Private equity interview questions will usually not include an LBO (leveraged buyout) modeling test for post-MBA positions, but it's still important that you are comfortable talking about an LBO and the main drivers of IRR (internal rate of return). If you have worked in investment banking, management consulting or private equity before your MBA, be ready to dive into all of your deals in extreme detail. To do this, you are likely to need to prepare for any private equity interview and study cheat sheets so that you can remember the company financials as well as the industry and relevant metrics for each deal you worked on. Remember, if it's on your résumé, it will be considered fair game in an interview.

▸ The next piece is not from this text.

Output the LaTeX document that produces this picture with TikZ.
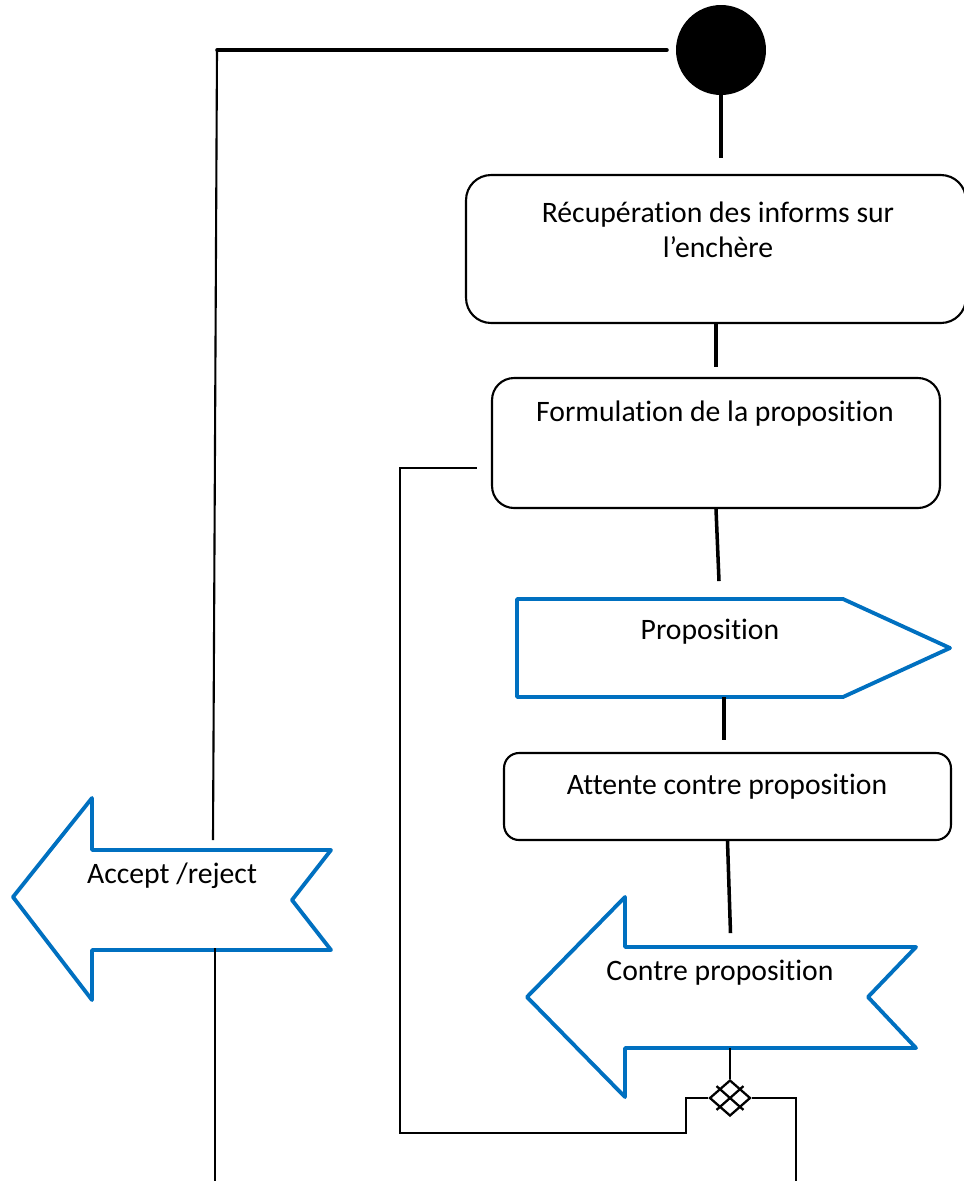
\documentclass[tikz,border=0pt]{standalone}
\usepackage{fontspec}
\setmainfont{Carlito}[Ligatures=NoCommon]
\usetikzlibrary{positioning,calc,shapes.geometric}
\definecolor{msblue}{RGB}{0,112,192}
\begin{document}
\begin{tikzpicture}[
		x=0.02cm, y=-0.02cm,
		start/.style={circle, fill=black, minimum size=1.8cm, inner sep=0pt},
		activity/.style={rectangle, draw=black, line width=1.2pt, inner sep=0pt},
		signal/.style={draw=msblue, line width=2.2pt, line join=round},
		merge/.style={diamond, draw=black, line width=1.3pt, minimum width=0.82cm, minimum height=0.72cm, inner sep=0pt},
		label/.style={font=\fontsize{16.9}{20}\selectfont, align=center},
		flow/.style={draw=black, line width=2pt},
		loop/.style={draw=black, line width=1.2pt}
		]
		\useasboundingbox (0,0) rectangle (964,1181);
		% Initial Node
		\node[start] (init) at (721,50) {};
		% Activities
		\node[activity, rounded corners=0.5cm, minimum width=10cm, minimum height=2.96cm] (recup) at (716,249) {};
		\node[label] at (718,230) {Récupération des informs sur\\l’enchère};
		\node[activity, rounded corners=0.44cm, minimum width=8.96cm, minimum height=2.6cm] (formul) at (716,443) {};
		\node[label] at (715,414) {Formulation de la proposition};
		\node[activity, rounded corners=0.3cm, minimum width=8.94cm, minimum height=1.74cm] (attente) at (727.5,796.5) {};
		\node[label] at (727,787) {Attente contre proposition};
		% Send signal
		\draw[signal] (517,599) -- (843,599) -- (950,648) -- (843,697) -- (517,697) -- cycle;
		\coordinate (prop-s) at (724,697);
		\node[label] (prop) at (710,632) {Proposition};
		% Receive signals
		\draw[signal] (527,997) -- (625,897) -- (625,947) -- (916,947) -- (868,997) -- (916,1048) -- (625,1048) -- (625,1097) -- cycle;
		\coordinate (contre-s) at (730,1048);
		\node[label] (contre) at (720,973) {Contre proposition};
		\draw[signal] (13,897) -- (92,798) -- (92,850) -- (331,850) -- (292,900) -- (331,950) -- (92,950) -- (92,1000) -- cycle;
		\coordinate (accept-n) at (213,840);
		\coordinate (accept-s) at (215,948);
		\node[label] (accept) at (172,876) {Accept /reject};
		% Decision Node
		\node[merge] (choice) at (730,1098) {};
		\draw[line width=1.3pt, shorten <=-2pt, shorten >=-2pt] ($(choice.west)!0.5!(choice.south)$) -- ($(choice.north)!0.5!(choice.east)$);
		\draw[line width=1.3pt, shorten <=-2pt, shorten >=-2pt] ($(choice.west)!0.5!(choice.north)$) -- ($(choice.south)!0.5!(choice.east)$);
		% Free ends
		\coordinate (init-w) at (667,50);
		\coordinate (formul-w) at (477,468);
		\coordinate (bottom-l) at (215,1181);
		\coordinate (bottom-r) at (796,1181);
		% Flows
		\draw[flow] (init.south) -- ++(0,63);
		\draw[flow] (recup.south) -- ++(0,43);
		\draw[flow] (formul.south) -- ++(3,72);
		\draw[flow] (prop-s) -- ++(0,43);
		\draw[flow] (attente.south) -- ++(3,92);
		\draw[loop] (contre-s) -- (choice.north);
		\draw[flow, line cap=round] (init-w) -- (217,50);
		\draw[loop] (217,50) -- (accept-n);
		\draw[loop] (accept-s) -- (bottom-l);
		\draw[loop] (choice.west) -- (686,1098) -- (686,1133) -- (400,1133) -- (400,468) -- (formul-w);
		\draw[loop] (choice.east) -- (796,1098) -- (bottom-r);
\end{tikzpicture}
\end{document}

While investment banking interview questions are more likely to test your technical finance knowledge, they will tend to focus less on your instincts as an investor than questions asked during a private equity interview. Indeed, the goal of the interviewer here is usually to assess how well you think as an investor. Are you looking at details of a case like a true buy-side professional or are you still stuck in the sell-side mindset of investment banking? Do you understand what makes a good private equity investment, all things being equal? :

  • Strong and stable cash flows
  • Limited capex (capital expenditure) requirements
  • Limited working capital requirements
  • Strong management team
  • Strong competitive position in the industry
  • Significant revenue growth potential
  • Limited downside    

The list above is just brushing the surface of topics you'll have to address when discussing a potential investment in a private equity interview. That being said, remember that price is the ultimate consideration. If you can buy a company cheap enough, the numbers might make sense even if the list of traits above isn't true across the board.

Good luck with your private equity recruiting!